The deck around the ledge needs enough room for movement and furniture. As a planning range, many homeowners consider about 4 to 6 feet of clear deck along the most-used side, although the required space depends on the lot, enclosure, doors, furniture, and local requirements. A narrow strip may look acceptable in a drawing but feel cramped once chairs and traffic are added.

Deck material also affects daily comfort. Pavers, concrete, and textured coatings each have different colors, textures, maintenance needs, and heat behavior. Ask to see samples in direct Florida sun. A surface that looks attractive indoors may feel too hot or glare heavily beside a shallow pool.

Coordinate Construction, Permits, and Equipment

The tanning ledge should appear in the first pool layout, not as a late addition after the shell and equipment plan are complete. Its location can affect excavation, steel, plumbing, interior finish, coping, deck drains, and screen enclosure details.

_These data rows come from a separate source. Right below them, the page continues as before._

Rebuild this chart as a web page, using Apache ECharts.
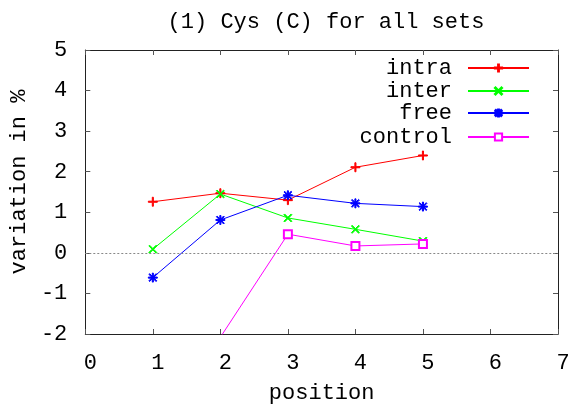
<!DOCTYPE html>
<html>
<head>
<meta charset="utf-8">
<script src="https://cdn.jsdelivr.net/npm/echarts@6/dist/echarts.min.js"></script>
<style>
  html, body { margin: 0; padding: 0; background: #fff; }
  #chart { width: 574px; height: 411px; }
</style>
</head>
<body>
<div id="chart"></div>
<script>
// values
const positions = [1, 2, 3, 4, 5];
const intra = [1.26, 1.47, 1.30, 2.11, 2.40];
const inter = [0.09, 1.45, 0.86, 0.58, 0.29];
const free = [-0.61, 0.81, 1.42, 1.22, 1.14];
const control = [null, -2.08, 0.46, 0.17, 0.22];
const xTicks = [0, 1, 2, 3, 4, 5, 6, 7];
const yTicks = [-2, -1, 0, 1, 2, 3, 4, 5];

const FONT = 'Liberation Mono';
const plus = 'path://M4.4,0H5.6V4.4H10V5.6H5.6V10H4.4V5.6H0V4.4H4.4Z';
const cross = 'path://M0,0.9L0.9,0L5,4.1L9.1,0L10,0.9L5.9,5L10,9.1L9.1,10L5,5.9L0.9,10L0,9.1L4.1,5Z';
const star = 'path://M4.4,0H5.6V4.4H10V5.6H5.6V10H4.4V5.6H0V4.4H4.4Z' +
  'M0.6,1.4L1.4,0.6L5,4.2L8.6,0.6L9.4,1.4L5.8,5L9.4,8.6L8.6,9.4L5,5.8L1.4,9.4L0.6,8.6L4.2,5Z';

function pairs(ys) {
  const out = [];
  ys.forEach(function (y, i) {
    if (y !== null) out.push([positions[i], y]);
  });
  return out;
}

const chart = echarts.init(document.getElementById('chart'));

function mkSeries(name, ys, color, symbol, size) {
  return {
    name: name,
    type: 'line',
    data: pairs(ys),
    clip: true,
    symbol: symbol,
    symbolSize: size,
    showAllSymbol: true,
    lineStyle: { color: color, width: 1 },
    itemStyle: { color: color, borderColor: color, borderWidth: 1 },
    emphasis: { disabled: true },
    animation: false
  };
}

const names = ['intra', 'inter', 'free', 'control'];
const legendTops = [57, 80, 102, 126];

const series = [
  mkSeries('intra', intra, '#ff0000', plus, 9),
  mkSeries('inter', inter, '#00ff00', cross, 8),
  mkSeries('free', free, '#0000ff', star, 9),
  mkSeries('control', control, '#ff00ff', 'emptyRect', 8)
];
series[3].markLine = {
  silent: true,
  symbol: 'none',
  label: { show: false },
  lineStyle: { color: '#888', type: [2, 2], width: 1 },
  data: [{ yAxis: 0 }]
};

const axisLine = { show: true, onZero: false, lineStyle: { color: '#222', width: 1 } };
const axisTick = { show: true, inside: true, length: 5, lineStyle: { color: '#555' } };

chart.setOption({
  animation: false,
  backgroundColor: '#fff',
  title: {
    text: '(1) Cys (C) for all sets',
    left: 321,
    top: 6,
    textAlign: 'center',
    textStyle: { fontFamily: FONT, fontSize: 22, fontWeight: 'normal', color: '#000' }
  },
  legend: names.map(function (n, i) {
    return {
      data: [n],
      orient: 'vertical',
      align: 'right',
      right: 44,
      top: legendTops[i],
      padding: 0,
      itemWidth: 61,
      itemHeight: 9,
      itemGap: 0,
      selectedMode: false,
      textStyle: { fontFamily: FONT, fontSize: 22, color: '#000', padding: [0, 11, 0, 0] }
    };
  }),
  grid: { left: 83, right: 16, top: 50, bottom: 77, containLabel: false },
  xAxis: [{
    type: 'value',
    min: xTicks[0],
    max: xTicks[xTicks.length - 1],
    interval: 1,
    name: 'position',
    nameLocation: 'middle',
    nameGap: 48,
    nameTextStyle: { fontFamily: FONT, fontSize: 22, color: '#000' },
    axisLine: axisLine,
    axisTick: axisTick,
    splitLine: { show: false },
    axisLabel: { fontFamily: FONT, fontSize: 22, color: '#000', margin: 18, padding: [0, 0, 0, 10] }
  }, {
    type: 'value',
    position: 'top',
    min: xTicks[0],
    max: xTicks[xTicks.length - 1],
    interval: 1,
    axisLine: axisLine,
    axisTick: axisTick,
    splitLine: { show: false },
    axisLabel: { show: false }
  }],
  yAxis: [{
    type: 'value',
    min: yTicks[0],
    max: yTicks[yTicks.length - 1],
    interval: 1,
    name: 'variation in %',
    nameLocation: 'middle',
    nameGap: 54,
    nameTextStyle: { fontFamily: FONT, fontSize: 22, color: '#000', padding: [0, 0, 0, 20] },
    axisLine: axisLine,
    axisTick: axisTick,
    splitLine: { show: false },
    axisLabel: { fontFamily: FONT, fontSize: 22, color: '#000', margin: 18 }
  }, {
    type: 'value',
    position: 'right',
    min: yTicks[0],
    max: yTicks[yTicks.length - 1],
    interval: 1,
    axisLine: axisLine,
    axisTick: axisTick,
    splitLine: { show: false },
    axisLabel: { show: false }
  }],
  series: series
});
</script>
</body>
</html>
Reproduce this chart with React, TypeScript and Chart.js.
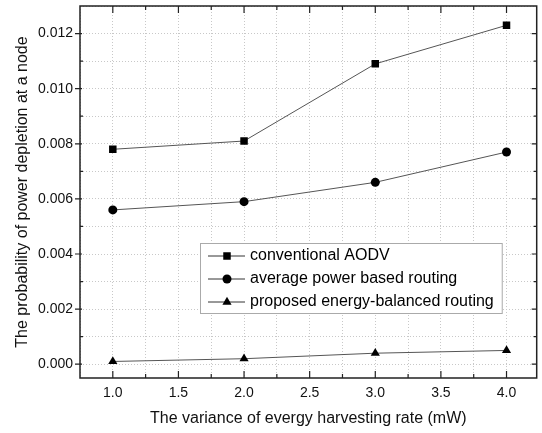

Cape Coral pool projects may also involve property setbacks, easements, drainage conditions, permits, and neighborhood requirements. Existing pools bring additional questions about shell condition, plumbing capacity, deck structure, and available space. A remodel may require a different solution than new construction.

Before approving a design, ask your pool builder to review:

  1. The finished water depth and ledge dimensions.
  2. Furniture placement, step access, and clear walking areas.
  3. Circulation fittings and drainage around the shallow zone.
  4. Shade features, umbrella sleeves, and wind exposure.
  5. Pool finish texture, ledge edge visibility, and coping details.
  6. Required engineering, permits, inspections, and construction sequencing.

You can review the San Juan Pools construction process to see how layout, engineering, permits, excavation, plumbing, decking, and installation fit together. The exact sequence for your property may vary after the site review.

Avoid choosing dimensions from a catalog without checking the full plan. A larger ledge can reduce swimming space, shift the pool's visual balance, and increase deck or enclosure adjustments. A smaller ledge may preserve more room for swimming but fail to fit the chairs or shade you wanted.

Create a Ledge That Fits the Whole Backyard

The best tanning ledge is sized for real use, not for a plan view alone. Measure your preferred furniture, mark the pool and deck on the property, and watch the sun before deciding where the shallow area belongs. Then review the layout with a licensed pool designer or builder.

Cape Coral's heat, bright sun, heavy rain, and outdoor living patterns make details such as finish texture, circulation, shade, drainage, and deck space especially important. With those elements resolved early, your ledge can feel natural every time you use the pool.

Conclusion

A successful Cape Coral tanning ledge balances shallow-water comfort with practical access, circulation, shade, and deck usability. Start with its main purpose, choose planning dimensions that fit your furniture, and account for Southwest Florida's demanding outdoor conditions.

The strongest designs treat the ledge as part of the complete pool layout. When a licensed professional confirms the final specifications, the shallow shelf can become a comfortable place to cool off without taking more space than your backyard can support.